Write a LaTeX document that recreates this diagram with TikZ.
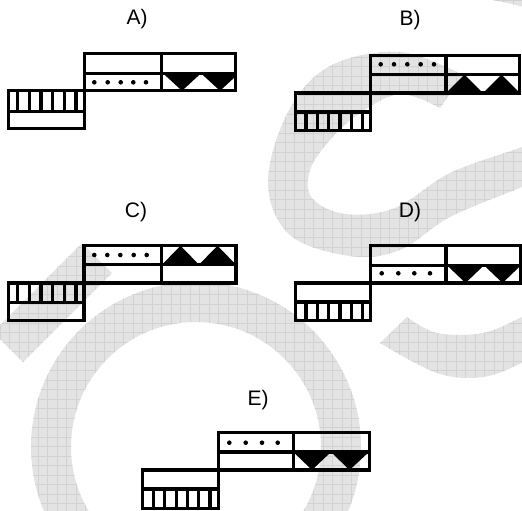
\documentclass[tikz,border=0pt]{standalone}
\usepackage{fontspec}
\setmainfont{Liberation Sans}
\definecolor{wmfill}{HTML}{E3E3E3}
\definecolor{wmgrid}{HTML}{D2D2D2}
\newcommand\wmlines{%
  \foreach \g in {0,9.5,...,530} {%
    \draw[wmgrid, line width=0.5pt] (\g,-5) -- (\g,520);
    \draw[wmgrid, line width=0.5pt] (-5,\g) -- (530,\g);}}
\tikzset{
  frame/.style={line width=3.2pt, line join=miter},
  blk/.style={fill=black},
  dotmark/.style={fill=black},
  lbl/.style={font=\fontsize{21}{21}\selectfont, anchor=base, inner sep=0pt},
}
\begin{document}
\begin{tikzpicture}[x=1pt,y=-1pt]
\useasboundingbox (0,0) rectangle (522,511);
\fill[white] (0,0) rectangle (522,511);

% ---------- watermark ----------
\begin{scope}[even odd rule]
  \path[clip] (196,447) circle[radius=165] (196,447) circle[radius=125];
  \fill[wmfill] (-5,-5) rectangle (530,520);
  \wmlines
\end{scope}
\begin{scope}
  \clip (82,243) -- (112,273) -- (23,362) -- (-7,332) -- cycle;
  \fill[wmfill] (-5,-5) rectangle (530,520);
  \wmlines
\end{scope}
\begin{scope}
  \clip plot[smooth, tension=0.6] coordinates {(463,75) (400,52) (330,66) (288,112) (268,183) (290,235) (350,256) (400,250) (450,217) (522,187) (545,176)}
     -- plot[smooth, tension=0.6] coordinates {(545,136) (522,147) (450,173) (395,208) (345,214) (312,198) (310,170) (330,140) (360,113) (400,94) (440,108)} -- cycle;
  \fill[wmfill] (-5,-5) rectangle (530,520);
  \wmlines
\end{scope}
\begin{scope}
  \clip plot[smooth, tension=0.6] coordinates {(407,317) (437,333) (483,333) (522,317) (545,305)}
     -- plot[smooth, tension=0.6] coordinates {(545,352) (522,363) (483,377) (437,373) (380,343)} -- cycle;
  \fill[wmfill] (-5,-5) rectangle (530,520);
  \wmlines
\end{scope}
\begin{scope}
  \clip plot[smooth] coordinates {(488,-1) (505,2.5) (524,7)} -- (524,-1) -- cycle;
  \fill[wmfill] (480,-5) rectangle (530,20);
  \wmlines
\end{scope}

% ---------- labels ----------
\node[lbl] (la) at (137,25) {A)};
\node[lbl] (lb) at (410,26) {B)};
\node[lbl] (lc) at (136,217) {C)};
\node[lbl] (ld) at (410,217) {D)};
\node[lbl] (le) at (258,405) {E)};

% ---------- A ----------
\begin{scope}
  \clip (161.3,73.3) rectangle (235.3,90.8);
  \fill[blk] (163,73.3) -- (182,90.8) -- (201,73.3) -- cycle
             (201,73.3) -- (220,90.8) -- (239,73.3) -- cycle;
\end{scope}
\foreach \d in {94.3,107.7,120.7,133.3,146} \fill[dotmark] (\d,82.3) circle[radius=2.3];
\draw[frame] (8.7,90.8) rectangle (84.7,128.7);
\draw[frame] (8.7,111.3) -- (84.7,111.3);
\foreach \s in {17.3,29.3,41,52.7,64.3,76} \draw[frame] (\s,90.8) -- (\s,111.3);
\draw[frame] (84.7,53.7) rectangle (235.3,90.8);
\draw[frame] (84.7,73.3) -- (235.3,73.3);
\draw[frame] (161.3,53.7) -- (161.3,90.8);

% ---------- B ----------
\begin{scope}
  \clip (446,74.7) rectangle (519.3,93);
  \fill[blk] (446,93) -- (464.5,74.7) -- (483,93) -- cycle
             (483,93) -- (501.5,74.7) -- (520,93) -- cycle;
\end{scope}
\foreach \d in {380.7,394,407.3,420.7,434} \fill[dotmark] (\d,64.3) circle[radius=2.3];
\draw[frame] (295.3,93) rectangle (370.7,130.7);
\draw[frame] (295.3,112) -- (370.7,112);
\foreach \s in {306,317.3,328.7,340,351.3,362.7} \draw[frame] (\s,112) -- (\s,130.7);
\draw[frame] (370.7,55.7) rectangle (519.3,93);
\draw[frame] (370.7,74.7) -- (519.3,74.7);
\draw[frame] (446,55.7) -- (446,93);

% ---------- C ----------
\begin{scope}
  \clip (161.3,245.7) rectangle (236,264.7);
  \fill[blk] (162,264.7) -- (180.5,245.7) -- (199,264.7) -- cycle
             (199,264.7) -- (217.5,245.7) -- (236,264.7) -- cycle;
\end{scope}
\foreach \d in {94.3,107.3,120.3,133.7,146.7} \fill[dotmark] (\d,255) circle[radius=2.3];
\draw[frame] (8.7,283) rectangle (84,320.7);
\draw[frame] (8.7,302.7) -- (84,302.7);
\foreach \s in {17.3,29.3,41,52.7,64.3,76} \draw[frame] (\s,283) -- (\s,302.7);
\draw[frame] (84,245.7) rectangle (236,283);
\draw[frame] (84,264.7) -- (236,264.7);
\draw[frame] (161.3,245.7) -- (161.3,283);

% ---------- D ----------
\begin{scope}
  \clip (446,265.3) rectangle (520.7,283);
  \fill[blk] (447,265.3) -- (465.5,283) -- (484,265.3) -- cycle
             (484,265.3) -- (502.5,283) -- (521,265.3) -- cycle;
\end{scope}
\foreach \d in {381.7,398.3,414.3,430} \fill[dotmark] (\d,273.3) circle[radius=2.3];
\draw[frame] (295.3,283) rectangle (370.7,320.7);
\draw[frame] (295.3,302) -- (370.7,302);
\foreach \s in {306,317.3,328.7,340,351.3,362.7} \draw[frame] (\s,302) -- (\s,320.7);
\draw[frame] (370.7,245.7) rectangle (520.7,283);
\draw[frame] (370.7,265.3) -- (520.7,265.3);
\draw[frame] (446,245.7) -- (446,283);

% ---------- E ----------
\begin{scope}
  \clip (293.3,452) rectangle (369.3,470);
  \fill[blk] (293.3,452) -- (312,470) -- (331,452) -- cycle
             (331,452) -- (349.5,470) -- (369,452) -- cycle;
\end{scope}
\foreach \d in {229.3,245.7,262,277.7} \fill[dotmark] (\d,442.7) circle[radius=2.3];
\draw[frame] (142.3,470) rectangle (218.7,508.7);
\draw[frame] (142.3,489) -- (218.7,489);
\foreach \s in {153.5,164.8,176.1,187.4,198.7,210} \draw[frame] (\s,489) -- (\s,508.7);
\draw[frame] (218.7,432.3) rectangle (369.3,470);
\draw[frame] (218.7,452) -- (369.3,452);
\draw[frame] (293.3,432.3) -- (293.3,470);
\end{tikzpicture}
\end{document}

———

PROBLEM STATEMENT — Reproduce all of the material exactly, apart from the pictures.

WRITTEN SOLUTION —
Write a LaTeX document that recreates this diagram with TikZ.
\documentclass[tikz,border=0pt]{standalone}
\usepackage{fontspec}
\setmainfont{Liberation Sans}
\definecolor{wmfill}{HTML}{E3E3E3}
\definecolor{wmgrid}{HTML}{D2D2D2}
\newcommand\wmlines{%
  \foreach \g in {0,9.5,...,530} {%
    \draw[wmgrid, line width=0.5pt] (\g,-5) -- (\g,520);
    \draw[wmgrid, line width=0.5pt] (-5,\g) -- (530,\g);}}
\tikzset{
  frame/.style={line width=3.2pt, line join=miter},
  blk/.style={fill=black},
  dotmark/.style={fill=black},
  lbl/.style={font=\fontsize{21}{21}\selectfont, anchor=base, inner sep=0pt},
}
\begin{document}
\begin{tikzpicture}[x=1pt,y=-1pt]
\useasboundingbox (0,0) rectangle (522,511);
\fill[white] (0,0) rectangle (522,511);

% ---------- watermark ----------
\begin{scope}[even odd rule]
  \path[clip] (196,447) circle[radius=165] (196,447) circle[radius=125];
  \fill[wmfill] (-5,-5) rectangle (530,520);
  \wmlines
\end{scope}
\begin{scope}
  \clip (82,243) -- (112,273) -- (23,362) -- (-7,332) -- cycle;
  \fill[wmfill] (-5,-5) rectangle (530,520);
  \wmlines
\end{scope}
\begin{scope}
  \clip plot[smooth, tension=0.6] coordinates {(463,75) (400,52) (330,66) (288,112) (268,183) (290,235) (350,256) (400,250) (450,217) (522,187) (545,176)}
     -- plot[smooth, tension=0.6] coordinates {(545,136) (522,147) (450,173) (395,208) (345,214) (312,198) (310,170) (330,140) (360,113) (400,94) (440,108)} -- cycle;
  \fill[wmfill] (-5,-5) rectangle (530,520);
  \wmlines
\end{scope}
\begin{scope}
  \clip plot[smooth, tension=0.6] coordinates {(407,317) (437,333) (483,333) (522,317) (545,305)}
     -- plot[smooth, tension=0.6] coordinates {(545,352) (522,363) (483,377) (437,373) (380,343)} -- cycle;
  \fill[wmfill] (-5,-5) rectangle (530,520);
  \wmlines
\end{scope}
\begin{scope}
  \clip plot[smooth] coordinates {(488,-1) (505,2.5) (524,7)} -- (524,-1) -- cycle;
  \fill[wmfill] (480,-5) rectangle (530,20);
  \wmlines
\end{scope}

% ---------- labels ----------
\node[lbl] (la) at (137,25) {A)};
\node[lbl] (lb) at (410,26) {B)};
\node[lbl] (lc) at (136,217) {C)};
\node[lbl] (ld) at (410,217) {D)};
\node[lbl] (le) at (258,405) {E)};

% ---------- A ----------
\begin{scope}
  \clip (161.3,73.3) rectangle (235.3,90.8);
  \fill[blk] (163,73.3) -- (182,90.8) -- (201,73.3) -- cycle
             (201,73.3) -- (220,90.8) -- (239,73.3) -- cycle;
\end{scope}
\foreach \d in {94.3,107.7,120.7,133.3,146} \fill[dotmark] (\d,82.3) circle[radius=2.3];
\draw[frame] (8.7,90.8) rectangle (84.7,128.7);
\draw[frame] (8.7,111.3) -- (84.7,111.3);
\foreach \s in {17.3,29.3,41,52.7,64.3,76} \draw[frame] (\s,90.8) -- (\s,111.3);
\draw[frame] (84.7,53.7) rectangle (235.3,90.8);
\draw[frame] (84.7,73.3) -- (235.3,73.3);
\draw[frame] (161.3,53.7) -- (161.3,90.8);

% ---------- B ----------
\begin{scope}
  \clip (446,74.7) rectangle (519.3,93);
  \fill[blk] (446,93) -- (464.5,74.7) -- (483,93) -- cycle
             (483,93) -- (501.5,74.7) -- (520,93) -- cycle;
\end{scope}
\foreach \d in {380.7,394,407.3,420.7,434} \fill[dotmark] (\d,64.3) circle[radius=2.3];
\draw[frame] (295.3,93) rectangle (370.7,130.7);
\draw[frame] (295.3,112) -- (370.7,112);
\foreach \s in {306,317.3,328.7,340,351.3,362.7} \draw[frame] (\s,112) -- (\s,130.7);
\draw[frame] (370.7,55.7) rectangle (519.3,93);
\draw[frame] (370.7,74.7) -- (519.3,74.7);
\draw[frame] (446,55.7) -- (446,93);

% ---------- C ----------
\begin{scope}
  \clip (161.3,245.7) rectangle (236,264.7);
  \fill[blk] (162,264.7) -- (180.5,245.7) -- (199,264.7) -- cycle
             (199,264.7) -- (217.5,245.7) -- (236,264.7) -- cycle;
\end{scope}
\foreach \d in {94.3,107.3,120.3,133.7,146.7} \fill[dotmark] (\d,255) circle[radius=2.3];
\draw[frame] (8.7,283) rectangle (84,320.7);
\draw[frame] (8.7,302.7) -- (84,302.7);
\foreach \s in {17.3,29.3,41,52.7,64.3,76} \draw[frame] (\s,283) -- (\s,302.7);
\draw[frame] (84,245.7) rectangle (236,283);
\draw[frame] (84,264.7) -- (236,264.7);
\draw[frame] (161.3,245.7) -- (161.3,283);

% ---------- D ----------
\begin{scope}
  \clip (446,265.3) rectangle (520.7,283);
  \fill[blk] (447,265.3) -- (465.5,283) -- (484,265.3) -- cycle
             (484,265.3) -- (502.5,283) -- (521,265.3) -- cycle;
\end{scope}
\foreach \d in {381.7,398.3,414.3,430} \fill[dotmark] (\d,273.3) circle[radius=2.3];
\draw[frame] (295.3,283) rectangle (370.7,320.7);
\draw[frame] (295.3,302) -- (370.7,302);
\foreach \s in {306,317.3,328.7,340,351.3,362.7} \draw[frame] (\s,302) -- (\s,320.7);
\draw[frame] (370.7,245.7) rectangle (520.7,283);
\draw[frame] (370.7,265.3) -- (520.7,265.3);
\draw[frame] (446,245.7) -- (446,283);

% ---------- E ----------
\begin{scope}
  \clip (293.3,452) rectangle (369.3,470);
  \fill[blk] (293.3,452) -- (312,470) -- (331,452) -- cycle
             (331,452) -- (349.5,470) -- (369,452) -- cycle;
\end{scope}
\foreach \d in {229.3,245.7,262,277.7} \fill[dotmark] (\d,442.7) circle[radius=2.3];
\draw[frame] (142.3,470) rectangle (218.7,508.7);
\draw[frame] (142.3,489) -- (218.7,489);
\foreach \s in {153.5,164.8,176.1,187.4,198.7,210} \draw[frame] (\s,489) -- (\s,508.7);
\draw[frame] (218.7,432.3) rectangle (369.3,470);
\draw[frame] (218.7,452) -- (369.3,452);
\draw[frame] (293.3,432.3) -- (293.3,470);
\end{tikzpicture}
\end{document}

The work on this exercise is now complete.